How Does Cold Temperature Affect Light Bulbs?

Incandescent bulbs, soon to be a thing of the past, are not impacted by cold temperatures. The light bulbs most typically replacing incandescent bulbs -- compact fluorescent lights (CFLs) -- are impacted by cold temperatures. CFLs are light bulbs that use electricity to excite mercury vapor and produce light. Compact fluorescent light bulbs, though energy-efficient, are negatively affected by cold temperatures.

Cold temperatures reduce the illumination generated by standard compact flourescent light bulbs.

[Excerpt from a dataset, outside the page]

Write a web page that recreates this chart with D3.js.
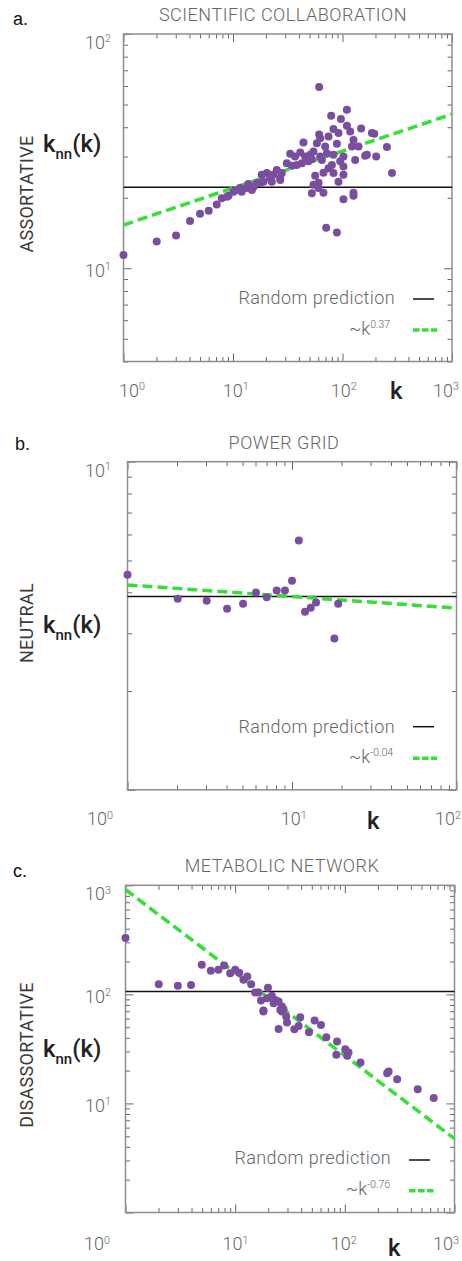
<!DOCTYPE html>
<html><head><meta charset="utf-8">
<script src="https://cdn.jsdelivr.net/npm/d3@7"></script>
<style>body{margin:0;background:#fff}svg{display:block}</style>
</head><body><svg id="chart" width="462" height="1261"></svg>
<script>
// ================= DATA =================
// Panel a: scientific collaboration
const collabK   = [61.2,109.7,78.8,96.7,82.7,91.9,109.7,117.6,148,185.6,195,61.2,62.5,58.3,74.5,69.5,88.9,126,140,122,44,254.6,
  33.3,36.9,41.1,45.6,50.7,54.3,62.5,72,82.7,102,130.6,161,167,203,31,34.5,38.3,42.6,48.9,52.5,25.1,27.9,23.4,20.4,18.3,21.8,27,
  64.8,80,74.5,67,82.7,95.3,102,102,56.3,91.9,283,16.5,13.8,15.4,13.4,14.9,11.6,10.1,10.8,12.0,8.8,7.9,54.3,60.4,52.5,67,126,102,
  17.7,19.0,22.6,27,9.1,7.1,6.0,5.0,4.05,3.02,2.01,1.0,60.4,126,71,88.9];
const collabKnn = [59.4,47.5,44.8,43.4,39.3,37.8,40.6,38.4,39.5,37.8,37.5,37.2,35.9,34.2,36.5,33.1,34.0,35.3,33.1,33.1,34.4,32.9,
  30.8,30.0,31.2,30.0,30.5,31.5,30.0,31.0,30.5,30.0,29.0,30.2,30.5,30.0,28.1,27.4,27.6,28.1,28.6,29.2,26.3,25.5,25.1,25.5,25.1,24.3,24.3,
  29.0,27.6,26.7,25.6,25.5,28.6,27.2,25.1,24.8,23.4,25.5,23.1,22.9,22.3,22.0,21.6,22.0,21.2,21.6,21.2,20.2,19.9,22.7,22.0,20.9,21.0,21.0,19.7,
  23.1,23.4,23.4,23.8,20.4,18.7,17.6,17.1,15.9,13.8,13.0,11.4,23.2,20.4,14.9,14.2];
const collabRandom = 22.2;
const collabFitK = [1, 1000];
const collabFitKnn = [15.3, 45.5];
const collabExponent = "0.37";

// Panel b: power grid
const gridK   = [1.0,2.02,3.03,4.03,5.04,6.04,7.02,8.07,9.06,10.0,11.0,12.0,13.0,14.0,18.1,19.1];
const gridKnn = [4.52,3.82,3.77,3.56,3.69,3.99,3.86,4.05,4.05,4.34,5.75,3.49,3.59,3.72,2.89,3.69];
const gridRandom = 3.88;
const gridFitK = [1, 100];
const gridFitKnn = [4.21, 3.58];
const gridExponent = "-0.04";

// Panel c: metabolic network
const metabK   = [1.0,2.01,3.0,3.96,4.96,6.0,7.04,7.94,9.0,10.0,10.9,11.9,12.9,14.0,15.2,16.3,17.2,18.1,19.9,19.5,21.6,22.4,23.2,24.9,
  26.7,27.6,25.8,29.2,39.2,53,18.1,26.7,29.7,24.9,34.6,37.9,47.1,60.6,67.8,84.9,83.6,101,108,105,139,243,251,300,462,647];
const metabKnn = [328,124,120,122,187,165,168,184,156,168,158,136,146,124,104,104,87.7,71,115,92.3,96.9,83,89,85.9,
  77.3,73.1,72.1,62.6,61.8,57.5,69.5,69.5,55.1,48.2,48.0,51.4,45.0,52.5,40.5,36.9,27.9,31.4,29.3,27.3,23.7,18.9,19.6,16.7,13.5,11.2];
const metabRandom = 106;
const metabFitK = [1, 1000];
const metabFitKnn = [912, 4.75];
const metabExponent = "-0.76";

// Tick labels (powers of ten)
const collabXTickExp = [0,1,2,3];
const collabYTickExp = [1,2];
const gridXTickExp = [0,1,2];
const gridYTickExp = [1];
const metabXTickExp = [0,1,2,3];
const metabYTickExp = [1,2,3];

// ================= LAYOUT =================
const panels = [
  { letter:"a.", title:"SCIENTIFIC COLLABORATION", vLabel:"ASSORTATIVE",
    k:collabK, knn:collabKnn, random:collabRandom, fitK:collabFitK, fitKnn:collabFitKnn, exponent:collabExponent,
    xExp:collabXTickExp, yExp:collabYTickExp,
    xDomain:[1,1000], yDomain:[4,100],
    frame:{l:123.5,r:452,t:34,b:361.5},
    letterPos:[13,25], titlePos:[283,20.7], knnY:152, vCenter:194,
    xLabelDx:[8.5,2.7,1.3,-6], xLabelBase:396.5, kLabel:[390,399],
    leg:{randRight:395, randBase:304, randLine:[413,434], randY:299, fitX:349, fitBase:335, fitLine:[413,437], fitY:330}
  },
  { letter:"b.", title:"POWER GRID", vLabel:"NEUTRAL",
    k:gridK, knn:gridKnn, random:gridRandom, fitK:gridFitK, fitKnn:gridFitKnn, exponent:gridExponent,
    xExp:gridXTickExp, yExp:gridYTickExp,
    xDomain:[1,100], yDomain:[1,10],
    frame:{l:127.5,r:456.5,t:461.7,b:789.8},
    letterPos:[15,450], titlePos:[284,449], knnY:633, vCenter:623,
    xLabelDx:[-27.5,1.7,-8.5], xLabelBase:825, kLabel:[367,829],
    leg:{randRight:395, randBase:732.7, randLine:[413,434], randY:726.7, fitX:349, fitBase:763, fitLine:[413,437], fitY:758.3}
  },
  { letter:"c.", title:"METABOLIC NETWORK", vLabel:"DISASSORTATIVE",
    k:metabK, knn:metabKnn, random:metabRandom, fitK:metabFitK, fitKnn:metabFitKnn, exponent:metabExponent,
    xExp:metabXTickExp, yExp:metabYTickExp,
    xDomain:[1,1000], yDomain:[1,1000],
    frame:{l:125.5,r:454.5,t:885.3,b:1212.5},
    letterPos:[13,877], titlePos:[282,872], knnY:1057, vCenter:1055,
    xLabelDx:[-28.5,0.3,-1,-8.5], xLabelBase:1250, kLabel:[388,1256],
    leg:{randRight:391, randBase:1164, randLine:[409,430], randY:1160, fitX:346, fitBase:1195, fitLine:[409,434], fitY:1190.7}
  }
];

const PURPLE = "#7a4e9f", GREEN = "#33e033", GRAY_TXT = "#666", LIGHT = "Roboto, 'Open Sans', sans-serif";
const svg = d3.select("#chart");

function logTicks(dom){
  const major=[], minor=[];
  const e0=Math.floor(Math.log10(dom[0])), e1=Math.ceil(Math.log10(dom[1]));
  for(let e=e0;e<=e1;e++) for(let m=1;m<10;m++){
    const v=m*Math.pow(10,e);
    if(v>=dom[0]*0.9999 && v<=dom[1]*1.0001) (m===1?major:minor).push(v);
  }
  return {major, minor};
}

function pow10Label(sel, exp, fs){
  sel.append("tspan").text("10");
  sel.append("tspan").attr("font-size", fs*0.6).attr("dy", -fs*0.36).text(String(exp));
}

panels.forEach(P => {
  const f = P.frame;
  const x = d3.scaleLog().domain(P.xDomain).range([f.l, f.r]);
  const y = d3.scaleLog().domain(P.yDomain).range([f.b, f.t]);
  const g = svg.append("g");
  const W = f.r - f.l, H = f.b - f.t;

  // ticks via d3 axes (inward)
  const xt = logTicks(P.xDomain), yt = logTicks(P.yDomain);
  const axes = [
    [d3.axisBottom, x, `translate(0,${f.b})`, xt],
    [d3.axisTop, x, `translate(0,${f.t})`, xt],
    [d3.axisLeft, y, `translate(${f.l},0)`, yt],
    [d3.axisRight, y, `translate(${f.r},0)`, yt]
  ];
  axes.forEach(([fn, sc, tr, t]) => {
    [[t.minor, 4.5],[t.major, 8]].forEach(([vals, len]) => {
      const a = g.append("g").attr("transform", tr)
        .call(fn(sc).tickValues(vals).tickSize(-len).tickFormat(""));
      a.select(".domain").remove();
      a.selectAll(".tick line").attr("stroke","#666").attr("stroke-width",1);
    });
  });

  // frame
  g.append("rect").attr("x",f.l).attr("y",f.t).attr("width",W).attr("height",H)
    .attr("fill","none").attr("stroke","#8e8e8e").attr("stroke-width",1.5);

  // random prediction line
  g.append("line").attr("x1",f.l).attr("x2",f.r).attr("y1",y(P.random)).attr("y2",y(P.random))
    .attr("stroke","#111").attr("stroke-width",1.5);

  // fit line
  const fitData = P.fitK.map((k,i)=>[k,P.fitKnn[i]]);
  g.append("path").datum(fitData)
    .attr("d", d3.line().x(d=>x(d[0])).y(d=>y(d[1])))
    .attr("fill","none").attr("stroke",GREEN).attr("stroke-width",3.5).attr("stroke-dasharray","10,5");

  // points
  const pts = P.k.map((k,i)=>[k,P.knn[i]]);
  g.selectAll("circle").data(pts).join("circle")
    .attr("cx",d=>x(d[0])).attr("cy",d=>y(d[1])).attr("r",4).attr("fill",PURPLE);

  // x tick labels
  P.xExp.forEach((e,i) => {
    const t = g.append("text").attr("x", x(Math.pow(10,e)) + P.xLabelDx[i]).attr("y", P.xLabelBase)
      .attr("text-anchor","middle").attr("font-family",LIGHT).attr("font-weight",300)
      .attr("font-size",18).attr("fill",GRAY_TXT);
    pow10Label(t, e, 18);
  });
  // y tick labels
  P.yExp.forEach(e => {
    const cy = Math.max(y(Math.pow(10,e)) + 2, f.t + 8.5);
    const t = g.append("text").attr("x", 111).attr("y", cy + 6.3)
      .attr("text-anchor","end").attr("font-family",LIGHT).attr("font-weight",300)
      .attr("font-size",18).attr("fill",GRAY_TXT);
    pow10Label(t, e, 18);
  });

  // panel letter
  g.append("text").attr("x",P.letterPos[0]).attr("y",P.letterPos[1])
    .attr("font-family","'Liberation Sans', Arial, sans-serif").attr("font-size",18).attr("fill","#111").text(P.letter);
  // title
  g.append("text").attr("x",P.titlePos[0]).attr("y",P.titlePos[1]).attr("text-anchor","middle")
    .attr("font-family",LIGHT).attr("font-weight",300).attr("font-size",18).attr("letter-spacing",0.5)
    .attr("fill",GRAY_TXT).text(P.title);
  // vertical label
  g.append("text").attr("transform",`translate(33,${P.vCenter}) rotate(-90)`).attr("text-anchor","middle")
    .attr("font-family",LIGHT).attr("font-size",18).attr("letter-spacing",0.3).attr("fill","#3a3a3a").text(P.vLabel);
  // knn label
  const kt = g.append("text").attr("x",43).attr("y",P.knnY).attr("font-family",LIGHT)
    .attr("font-weight",500).attr("font-size",24).attr("fill","#222");
  kt.append("tspan").text("k");
  kt.append("tspan").attr("font-size",15).attr("dy",7).text("nn");
  kt.append("tspan").attr("dy",-7).text("(k)");
  // k axis label
  g.append("text").attr("x",P.kLabel[0]).attr("y",P.kLabel[1]).attr("font-family",LIGHT)
    .attr("font-weight",500).attr("font-size",24).attr("fill","#222").text("k");

  // legend
  const L = P.leg;
  g.append("text").attr("x",L.randRight).attr("y",L.randBase).attr("text-anchor","end")
    .attr("font-family",LIGHT).attr("font-weight",300).attr("font-size",18).attr("letter-spacing",0.4)
    .attr("fill",GRAY_TXT).text("Random prediction");
  g.append("line").attr("x1",L.randLine[0]).attr("x2",L.randLine[1]).attr("y1",L.randY).attr("y2",L.randY)
    .attr("stroke","#111").attr("stroke-width",1.5);
  const ft = g.append("text").attr("x",L.fitX).attr("y",L.fitBase)
    .attr("font-family",LIGHT).attr("font-weight",300).attr("font-size",18).attr("fill",GRAY_TXT);
  ft.append("tspan").text("~k");
  ft.append("tspan").attr("font-size",10.5).attr("dy",-7).text(P.exponent);
  g.append("line").attr("x1",L.fitLine[0]).attr("x2",L.fitLine[1]).attr("y1",L.fitY).attr("y2",L.fitY)
    .attr("stroke",GREEN).attr("stroke-width",3.5).attr("stroke-dasharray","6.5,2.5");
});
</script>
</body></html>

When a compact fluorescent light bulb switches on, current flows through the bulb, heating a cathode, a type of electrical conductor, until it emits electrons. Electrons then collide into noble gas atoms contained in the bulb, ionizing them and generating plasma. The plasma increases the gas's conductivity, enabling the flow of higher levels of current through the bulb.

Decreased Flux

Exposure to cold temperatures makes it difficult for the cathode in the fluorescent bulb to heat properly, increasing the voltage needed while decreasing the bulb's flux, or level of illumination. Standard compact fluorescent bulbs decrease flux by up to 50 percent at 32 degrees Fahrenheit.

Amalgam CFLs

The inclusion of amalgam, a substance formed via the reaction of mercury with another form of metal which controls mercury pressure in the bulb, enables compact fluorescent lights to work under temperatures as low as 1.4 degrees Fahrenheit. Amalgam compact fluorescent bulbs take an average warmup time of 3 minutes to reach full flux.